RECORDS SUPPLIED:
•••

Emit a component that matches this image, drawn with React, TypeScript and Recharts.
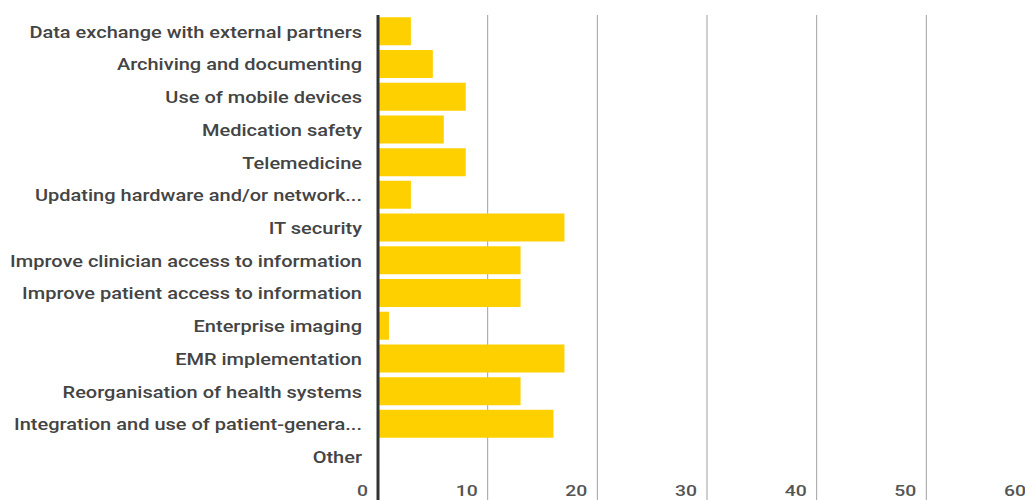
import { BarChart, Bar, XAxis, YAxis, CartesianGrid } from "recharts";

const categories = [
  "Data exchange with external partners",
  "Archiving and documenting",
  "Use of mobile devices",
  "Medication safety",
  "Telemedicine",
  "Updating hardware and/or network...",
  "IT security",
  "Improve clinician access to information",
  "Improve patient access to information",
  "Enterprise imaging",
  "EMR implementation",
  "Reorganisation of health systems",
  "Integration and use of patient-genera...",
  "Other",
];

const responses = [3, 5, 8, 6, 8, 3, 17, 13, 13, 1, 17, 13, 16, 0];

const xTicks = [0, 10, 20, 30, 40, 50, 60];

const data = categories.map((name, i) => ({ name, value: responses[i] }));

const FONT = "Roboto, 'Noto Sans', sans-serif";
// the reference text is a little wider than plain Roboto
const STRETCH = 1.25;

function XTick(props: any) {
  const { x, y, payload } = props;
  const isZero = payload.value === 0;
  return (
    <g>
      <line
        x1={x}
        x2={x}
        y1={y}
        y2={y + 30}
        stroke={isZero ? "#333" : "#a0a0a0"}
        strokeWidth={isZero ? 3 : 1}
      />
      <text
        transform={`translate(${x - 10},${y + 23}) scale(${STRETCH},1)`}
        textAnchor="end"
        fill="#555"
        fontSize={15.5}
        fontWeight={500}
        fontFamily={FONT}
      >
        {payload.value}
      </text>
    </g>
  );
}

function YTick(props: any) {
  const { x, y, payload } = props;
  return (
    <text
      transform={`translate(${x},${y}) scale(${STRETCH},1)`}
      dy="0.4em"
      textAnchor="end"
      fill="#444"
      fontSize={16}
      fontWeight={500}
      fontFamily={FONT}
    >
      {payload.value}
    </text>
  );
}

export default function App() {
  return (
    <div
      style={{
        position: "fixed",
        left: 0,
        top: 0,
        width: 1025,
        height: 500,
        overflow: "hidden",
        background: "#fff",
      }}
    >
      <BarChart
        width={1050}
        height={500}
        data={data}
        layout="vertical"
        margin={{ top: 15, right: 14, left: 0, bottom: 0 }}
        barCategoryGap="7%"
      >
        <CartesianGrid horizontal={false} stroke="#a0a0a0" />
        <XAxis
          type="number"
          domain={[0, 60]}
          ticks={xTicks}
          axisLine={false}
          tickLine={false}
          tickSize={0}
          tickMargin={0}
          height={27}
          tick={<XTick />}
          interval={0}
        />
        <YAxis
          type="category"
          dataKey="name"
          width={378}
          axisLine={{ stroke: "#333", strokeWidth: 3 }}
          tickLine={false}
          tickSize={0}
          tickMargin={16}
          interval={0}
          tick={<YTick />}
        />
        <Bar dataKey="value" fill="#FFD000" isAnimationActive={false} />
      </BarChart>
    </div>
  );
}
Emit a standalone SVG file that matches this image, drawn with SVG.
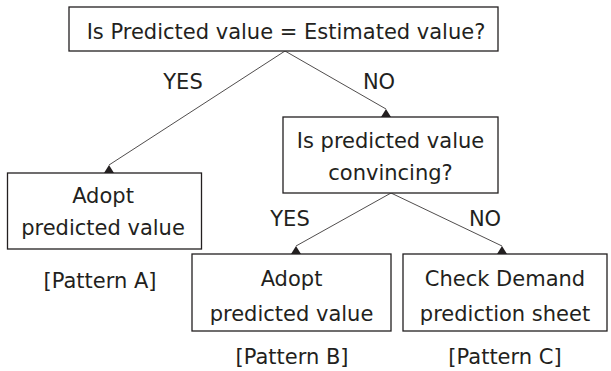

•••

TASK: Write out each entry exactly as given, omitting any picture.

RESPONSE:
Emit a component that matches this image, drawn with React, TypeScript and Recharts.
import { BarChart, Bar, XAxis, YAxis, CartesianGrid } from "recharts";

const categories = [
  "Data exchange with external partners",
  "Archiving and documenting",
  "Use of mobile devices",
  "Medication safety",
  "Telemedicine",
  "Updating hardware and/or network...",
  "IT security",
  "Improve clinician access to information",
  "Improve patient access to information",
  "Enterprise imaging",
  "EMR implementation",
  "Reorganisation of health systems",
  "Integration and use of patient-genera...",
  "Other",
];

const responses = [3, 5, 8, 6, 8, 3, 17, 13, 13, 1, 17, 13, 16, 0];

const xTicks = [0, 10, 20, 30, 40, 50, 60];

const data = categories.map((name, i) => ({ name, value: responses[i] }));

const FONT = "Roboto, 'Noto Sans', sans-serif";
// the reference text is a little wider than plain Roboto
const STRETCH = 1.25;

function XTick(props: any) {
  const { x, y, payload } = props;
  const isZero = payload.value === 0;
  return (
    <g>
      <line
        x1={x}
        x2={x}
        y1={y}
        y2={y + 30}
        stroke={isZero ? "#333" : "#a0a0a0"}
        strokeWidth={isZero ? 3 : 1}
      />
      <text
        transform={`translate(${x - 10},${y + 23}) scale(${STRETCH},1)`}
        textAnchor="end"
        fill="#555"
        fontSize={15.5}
        fontWeight={500}
        fontFamily={FONT}
      >
        {payload.value}
      </text>
    </g>
  );
}

function YTick(props: any) {
  const { x, y, payload } = props;
  return (
    <text
      transform={`translate(${x},${y}) scale(${STRETCH},1)`}
      dy="0.4em"
      textAnchor="end"
      fill="#444"
      fontSize={16}
      fontWeight={500}
      fontFamily={FONT}
    >
      {payload.value}
    </text>
  );
}

export default function App() {
  return (
    <div
      style={{
        position: "fixed",
        left: 0,
        top: 0,
        width: 1025,
        height: 500,
        overflow: "hidden",
        background: "#fff",
      }}
    >
      <BarChart
        width={1050}
        height={500}
        data={data}
        layout="vertical"
        margin={{ top: 15, right: 14, left: 0, bottom: 0 }}
        barCategoryGap="7%"
      >
        <CartesianGrid horizontal={false} stroke="#a0a0a0" />
        <XAxis
          type="number"
          domain={[0, 60]}
          ticks={xTicks}
          axisLine={false}
          tickLine={false}
          tickSize={0}
          tickMargin={0}
          height={27}
          tick={<XTick />}
          interval={0}
        />
        <YAxis
          type="category"
          dataKey="name"
          width={378}
          axisLine={{ stroke: "#333", strokeWidth: 3 }}
          tickLine={false}
          tickSize={0}
          tickMargin={16}
          interval={0}
          tick={<YTick />}
        />
        <Bar dataKey="value" fill="#FFD000" isAnimationActive={false} />
      </BarChart>
    </div>
  );
}
Emit a standalone SVG file that matches this image, drawn with SVG.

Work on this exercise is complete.